▸ **DIRECTION**
Exactly the lines from the one containing "Recreate this image as a LaTeX" through the one containing "node] (arr) [right" are to be returned, please, without any pictures.

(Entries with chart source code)
--- Start ---
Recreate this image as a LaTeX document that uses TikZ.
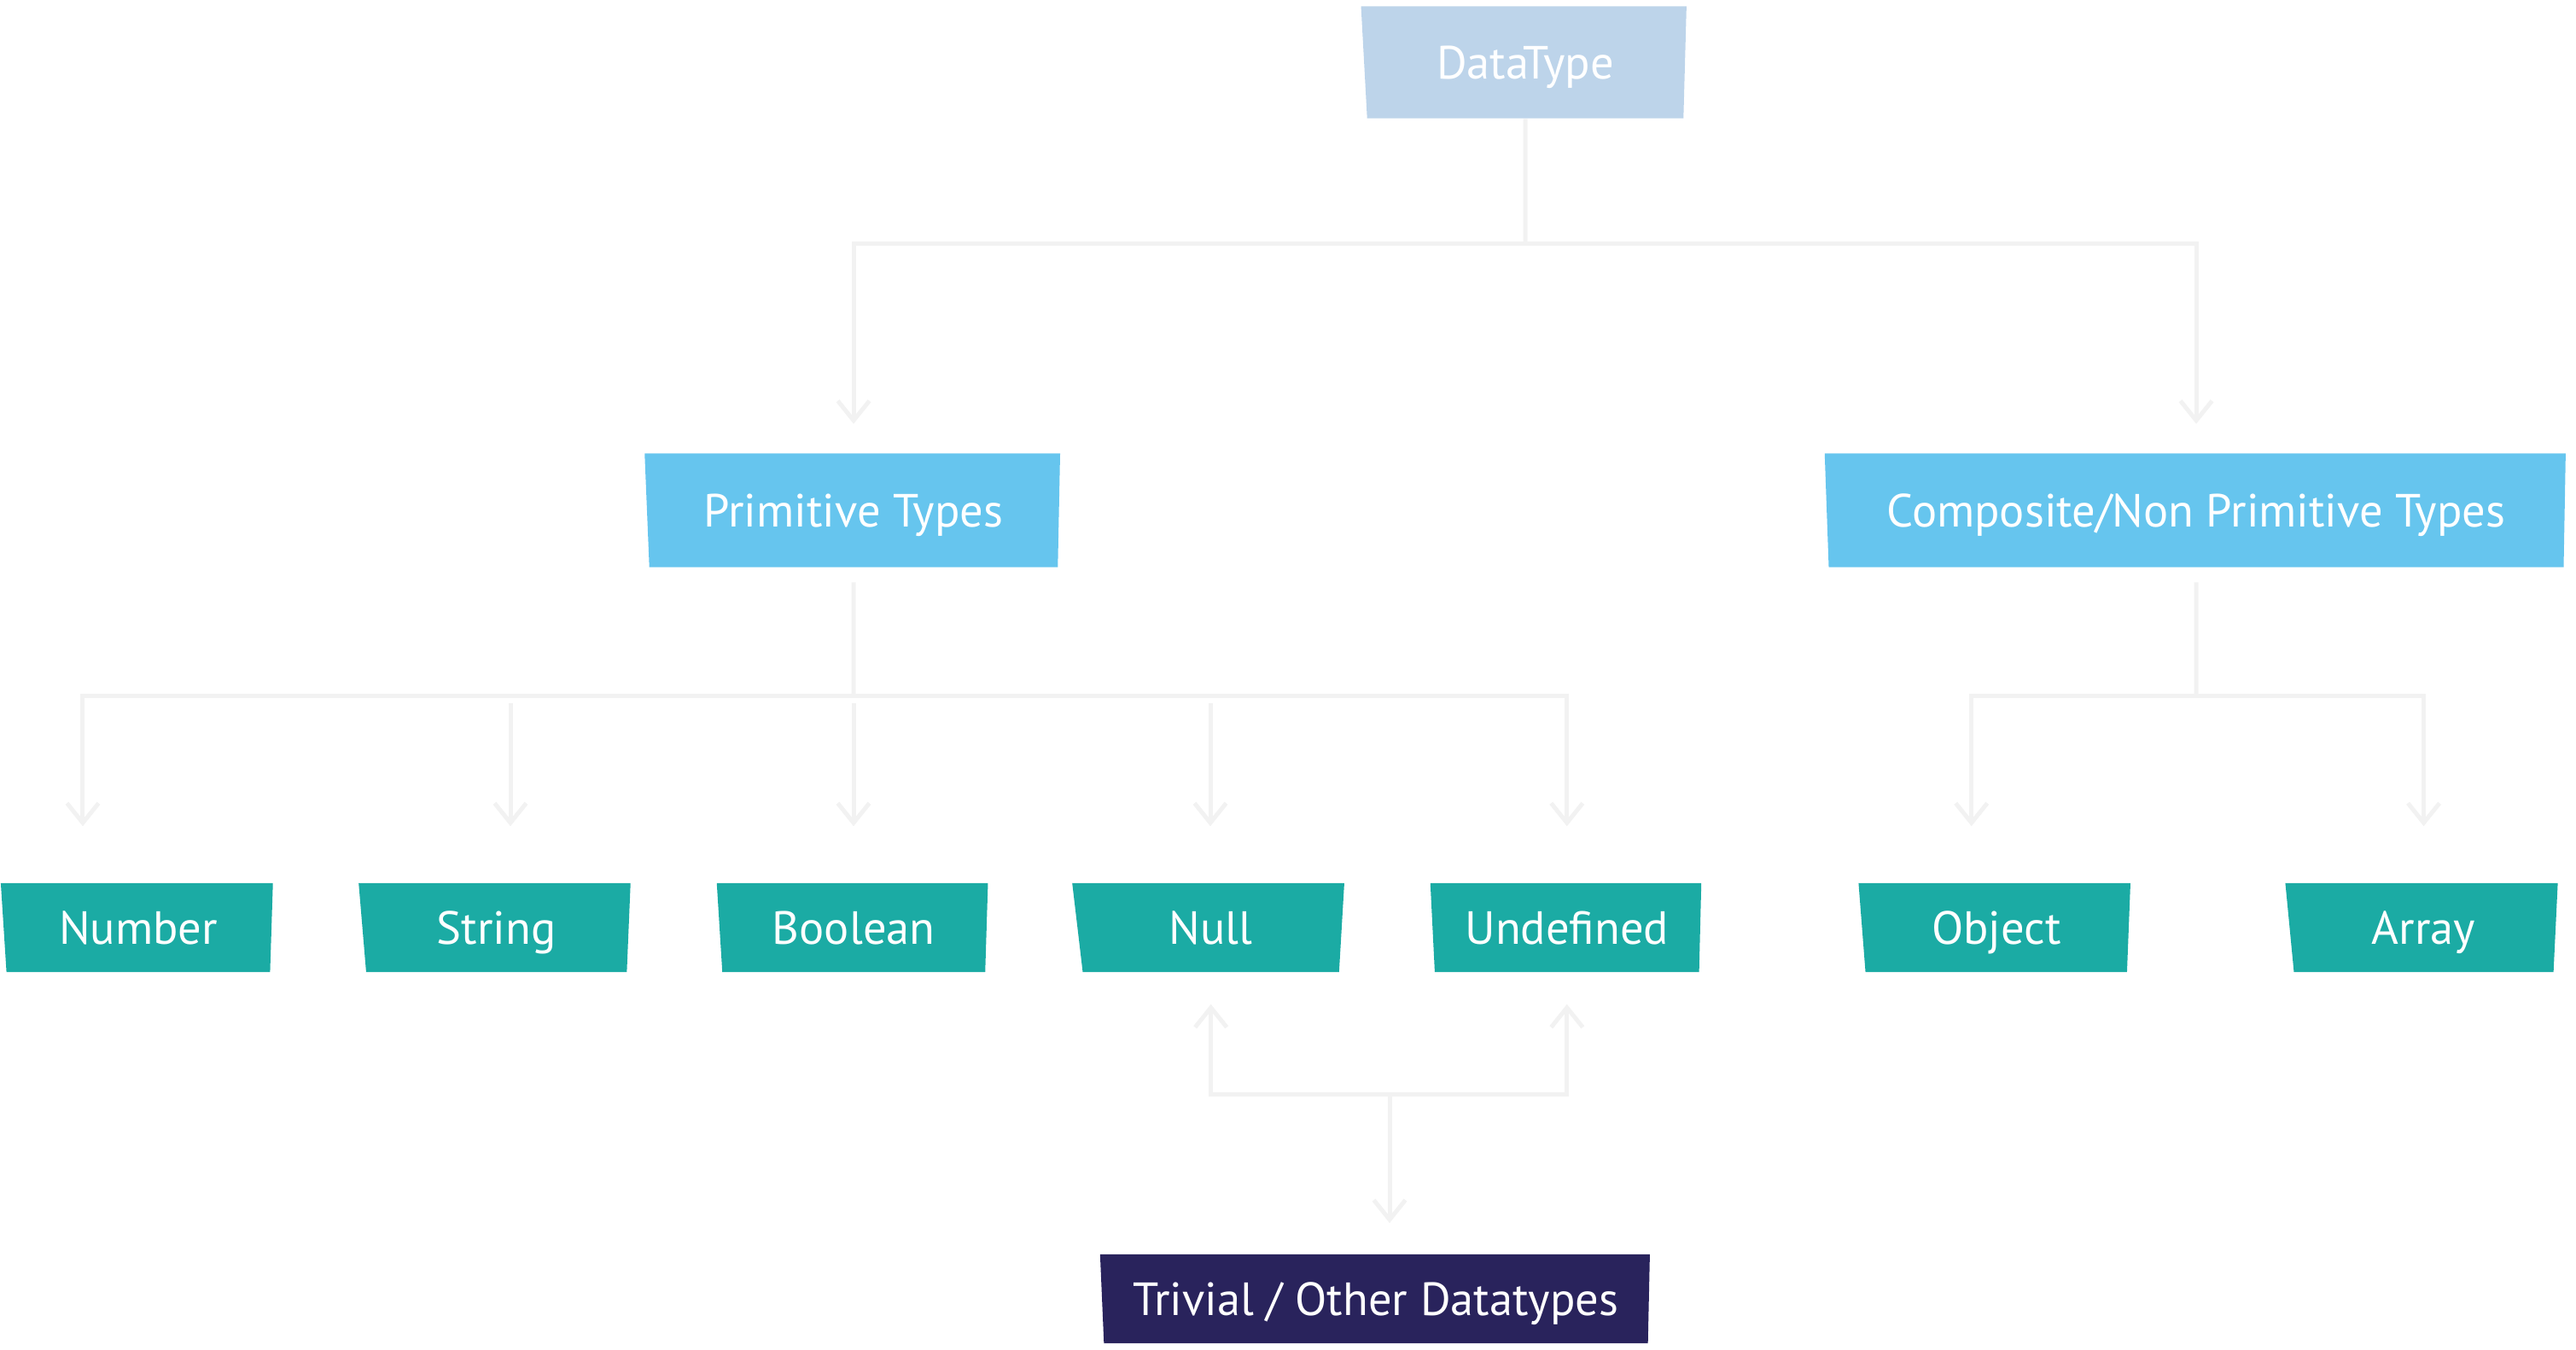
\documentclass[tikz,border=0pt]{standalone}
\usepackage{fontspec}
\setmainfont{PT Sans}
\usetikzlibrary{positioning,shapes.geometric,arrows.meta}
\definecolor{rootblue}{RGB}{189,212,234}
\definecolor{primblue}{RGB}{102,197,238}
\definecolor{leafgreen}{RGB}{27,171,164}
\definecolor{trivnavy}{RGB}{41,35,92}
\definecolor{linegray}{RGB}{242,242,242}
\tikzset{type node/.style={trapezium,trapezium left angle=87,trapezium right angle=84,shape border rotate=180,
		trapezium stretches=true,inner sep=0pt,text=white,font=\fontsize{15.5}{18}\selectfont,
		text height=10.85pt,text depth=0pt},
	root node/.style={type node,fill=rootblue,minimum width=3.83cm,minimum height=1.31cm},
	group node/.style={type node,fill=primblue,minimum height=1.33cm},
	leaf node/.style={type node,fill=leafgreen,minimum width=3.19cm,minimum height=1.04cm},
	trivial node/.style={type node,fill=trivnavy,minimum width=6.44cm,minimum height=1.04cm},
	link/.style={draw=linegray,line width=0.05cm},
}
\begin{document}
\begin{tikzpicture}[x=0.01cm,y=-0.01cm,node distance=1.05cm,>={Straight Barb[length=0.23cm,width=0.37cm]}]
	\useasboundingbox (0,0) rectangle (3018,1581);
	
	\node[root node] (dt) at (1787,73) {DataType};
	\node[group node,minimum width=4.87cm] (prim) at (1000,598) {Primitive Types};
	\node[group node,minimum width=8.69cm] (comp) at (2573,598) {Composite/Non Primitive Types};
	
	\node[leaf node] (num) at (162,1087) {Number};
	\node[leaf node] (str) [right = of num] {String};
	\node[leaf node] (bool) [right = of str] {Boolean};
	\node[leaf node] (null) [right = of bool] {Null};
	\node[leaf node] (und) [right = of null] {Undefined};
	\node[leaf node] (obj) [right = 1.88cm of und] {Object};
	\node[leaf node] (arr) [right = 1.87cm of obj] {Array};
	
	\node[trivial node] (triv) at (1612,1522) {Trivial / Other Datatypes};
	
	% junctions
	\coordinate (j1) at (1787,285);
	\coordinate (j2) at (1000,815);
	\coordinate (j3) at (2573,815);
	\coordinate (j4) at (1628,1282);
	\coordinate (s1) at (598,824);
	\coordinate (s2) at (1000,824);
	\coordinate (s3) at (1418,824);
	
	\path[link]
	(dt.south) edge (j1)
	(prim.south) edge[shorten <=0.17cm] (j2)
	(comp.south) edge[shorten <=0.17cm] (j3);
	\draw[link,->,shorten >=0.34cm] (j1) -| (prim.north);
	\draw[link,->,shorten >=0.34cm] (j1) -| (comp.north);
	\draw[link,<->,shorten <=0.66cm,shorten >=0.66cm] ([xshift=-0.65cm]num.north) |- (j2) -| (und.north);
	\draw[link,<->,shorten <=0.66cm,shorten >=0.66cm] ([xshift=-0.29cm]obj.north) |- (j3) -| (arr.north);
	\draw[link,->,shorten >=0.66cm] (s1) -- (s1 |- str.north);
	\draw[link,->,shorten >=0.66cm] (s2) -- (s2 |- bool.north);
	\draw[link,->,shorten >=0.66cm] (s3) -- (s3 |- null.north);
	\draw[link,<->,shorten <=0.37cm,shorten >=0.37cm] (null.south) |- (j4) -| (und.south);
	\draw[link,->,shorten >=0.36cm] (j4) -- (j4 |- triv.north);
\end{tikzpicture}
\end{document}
--- End ---
--- Start ---
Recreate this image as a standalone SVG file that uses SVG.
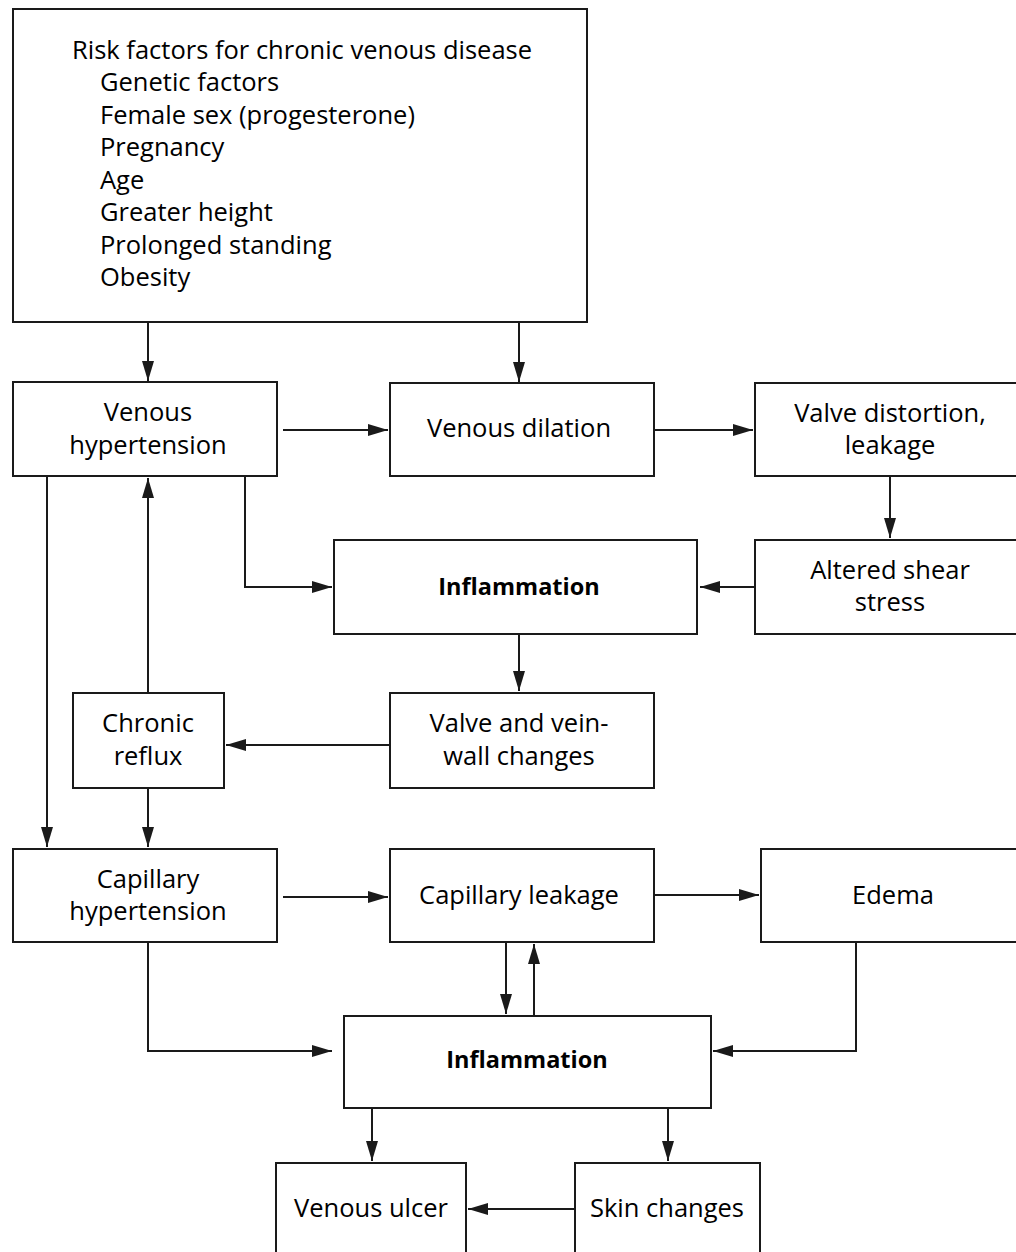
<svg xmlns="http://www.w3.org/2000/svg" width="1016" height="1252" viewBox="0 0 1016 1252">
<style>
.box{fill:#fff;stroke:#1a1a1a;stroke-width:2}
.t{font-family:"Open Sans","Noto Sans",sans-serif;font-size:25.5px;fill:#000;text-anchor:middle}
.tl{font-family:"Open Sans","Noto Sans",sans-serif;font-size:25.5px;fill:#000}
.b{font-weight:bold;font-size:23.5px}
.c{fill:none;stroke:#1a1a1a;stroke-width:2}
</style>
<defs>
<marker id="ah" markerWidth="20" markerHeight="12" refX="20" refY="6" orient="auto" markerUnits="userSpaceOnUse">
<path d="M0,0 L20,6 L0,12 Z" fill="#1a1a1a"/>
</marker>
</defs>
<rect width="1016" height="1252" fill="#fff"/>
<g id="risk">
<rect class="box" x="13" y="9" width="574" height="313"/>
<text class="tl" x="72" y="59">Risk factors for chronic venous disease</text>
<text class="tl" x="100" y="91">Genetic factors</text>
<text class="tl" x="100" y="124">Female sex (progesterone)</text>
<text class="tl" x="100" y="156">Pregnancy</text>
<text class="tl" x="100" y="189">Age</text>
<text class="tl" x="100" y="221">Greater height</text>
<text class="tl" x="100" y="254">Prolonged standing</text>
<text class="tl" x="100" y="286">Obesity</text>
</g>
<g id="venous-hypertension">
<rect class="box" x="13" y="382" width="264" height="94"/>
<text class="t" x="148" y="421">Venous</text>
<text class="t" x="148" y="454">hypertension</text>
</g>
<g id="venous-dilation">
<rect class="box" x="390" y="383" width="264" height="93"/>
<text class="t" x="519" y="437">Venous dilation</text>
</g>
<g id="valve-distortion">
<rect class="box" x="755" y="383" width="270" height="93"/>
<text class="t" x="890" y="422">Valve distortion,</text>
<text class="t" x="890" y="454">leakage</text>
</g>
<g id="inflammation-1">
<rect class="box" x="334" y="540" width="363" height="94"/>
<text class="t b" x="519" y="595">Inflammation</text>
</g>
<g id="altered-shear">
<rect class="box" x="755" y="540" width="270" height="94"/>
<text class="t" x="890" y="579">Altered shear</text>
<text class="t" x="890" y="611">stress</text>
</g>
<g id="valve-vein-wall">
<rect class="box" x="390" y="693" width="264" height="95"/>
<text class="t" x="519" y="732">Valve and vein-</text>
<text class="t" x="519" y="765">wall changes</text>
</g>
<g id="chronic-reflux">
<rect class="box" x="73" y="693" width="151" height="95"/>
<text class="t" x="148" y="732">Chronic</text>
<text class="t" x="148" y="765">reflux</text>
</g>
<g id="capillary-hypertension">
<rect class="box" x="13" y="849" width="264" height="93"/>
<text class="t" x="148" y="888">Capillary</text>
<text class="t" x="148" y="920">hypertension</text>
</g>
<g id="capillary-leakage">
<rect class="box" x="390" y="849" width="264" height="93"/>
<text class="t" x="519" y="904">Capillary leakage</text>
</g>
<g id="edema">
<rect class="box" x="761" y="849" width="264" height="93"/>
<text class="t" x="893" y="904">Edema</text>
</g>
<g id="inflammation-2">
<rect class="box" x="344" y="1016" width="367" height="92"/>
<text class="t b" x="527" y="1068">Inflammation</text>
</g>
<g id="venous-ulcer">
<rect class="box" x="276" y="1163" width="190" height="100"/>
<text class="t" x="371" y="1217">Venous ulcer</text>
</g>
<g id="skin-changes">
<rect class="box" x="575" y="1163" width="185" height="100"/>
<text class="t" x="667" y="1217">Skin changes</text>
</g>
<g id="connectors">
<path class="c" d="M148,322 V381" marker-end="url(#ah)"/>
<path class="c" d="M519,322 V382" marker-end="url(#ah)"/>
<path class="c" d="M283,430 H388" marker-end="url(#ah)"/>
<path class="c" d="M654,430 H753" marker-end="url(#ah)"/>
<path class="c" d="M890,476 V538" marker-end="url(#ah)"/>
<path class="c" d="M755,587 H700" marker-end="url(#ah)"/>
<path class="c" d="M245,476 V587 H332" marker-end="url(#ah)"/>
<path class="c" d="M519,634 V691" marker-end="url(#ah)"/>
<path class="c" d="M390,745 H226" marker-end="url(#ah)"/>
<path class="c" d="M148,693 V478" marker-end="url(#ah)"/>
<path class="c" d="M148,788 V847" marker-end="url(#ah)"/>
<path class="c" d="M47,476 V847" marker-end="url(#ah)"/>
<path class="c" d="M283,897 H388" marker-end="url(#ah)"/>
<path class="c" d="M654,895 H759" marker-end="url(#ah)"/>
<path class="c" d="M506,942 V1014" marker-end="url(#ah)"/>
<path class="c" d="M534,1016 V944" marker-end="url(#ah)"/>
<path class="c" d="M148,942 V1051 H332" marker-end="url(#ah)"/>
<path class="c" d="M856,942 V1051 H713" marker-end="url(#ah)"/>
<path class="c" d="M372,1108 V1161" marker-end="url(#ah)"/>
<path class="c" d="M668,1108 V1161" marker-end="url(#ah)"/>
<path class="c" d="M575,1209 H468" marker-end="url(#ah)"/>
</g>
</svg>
--- End ---
▸ **WRITTEN RESPONSE**
Recreate this image as a LaTeX document that uses TikZ.
\documentclass[tikz,border=0pt]{standalone}
\usepackage{fontspec}
\setmainfont{PT Sans}
\usetikzlibrary{positioning,shapes.geometric,arrows.meta}
\definecolor{rootblue}{RGB}{189,212,234}
\definecolor{primblue}{RGB}{102,197,238}
\definecolor{leafgreen}{RGB}{27,171,164}
\definecolor{trivnavy}{RGB}{41,35,92}
\definecolor{linegray}{RGB}{242,242,242}
\tikzset{type node/.style={trapezium,trapezium left angle=87,trapezium right angle=84,shape border rotate=180,
		trapezium stretches=true,inner sep=0pt,text=white,font=\fontsize{15.5}{18}\selectfont,
		text height=10.85pt,text depth=0pt},
	root node/.style={type node,fill=rootblue,minimum width=3.83cm,minimum height=1.31cm},
	group node/.style={type node,fill=primblue,minimum height=1.33cm},
	leaf node/.style={type node,fill=leafgreen,minimum width=3.19cm,minimum height=1.04cm},
	trivial node/.style={type node,fill=trivnavy,minimum width=6.44cm,minimum height=1.04cm},
	link/.style={draw=linegray,line width=0.05cm},
}
\begin{document}
\begin{tikzpicture}[x=0.01cm,y=-0.01cm,node distance=1.05cm,>={Straight Barb[length=0.23cm,width=0.37cm]}]
	\useasboundingbox (0,0) rectangle (3018,1581);
	
	\node[root node] (dt) at (1787,73) {DataType};
	\node[group node,minimum width=4.87cm] (prim) at (1000,598) {Primitive Types};
	\node[group node,minimum width=8.69cm] (comp) at (2573,598) {Composite/Non Primitive Types};
	
	\node[leaf node] (num) at (162,1087) {Number};
	\node[leaf node] (str) [right = of num] {String};
	\node[leaf node] (bool) [right = of str] {Boolean};
	\node[leaf node] (null) [right = of bool] {Null};
	\node[leaf node] (und) [right = of null] {Undefined};
	\node[leaf node] (obj) [right = 1.88cm of und] {Object};
	\node[leaf node] (arr) [right = 1.87cm of obj] {Array};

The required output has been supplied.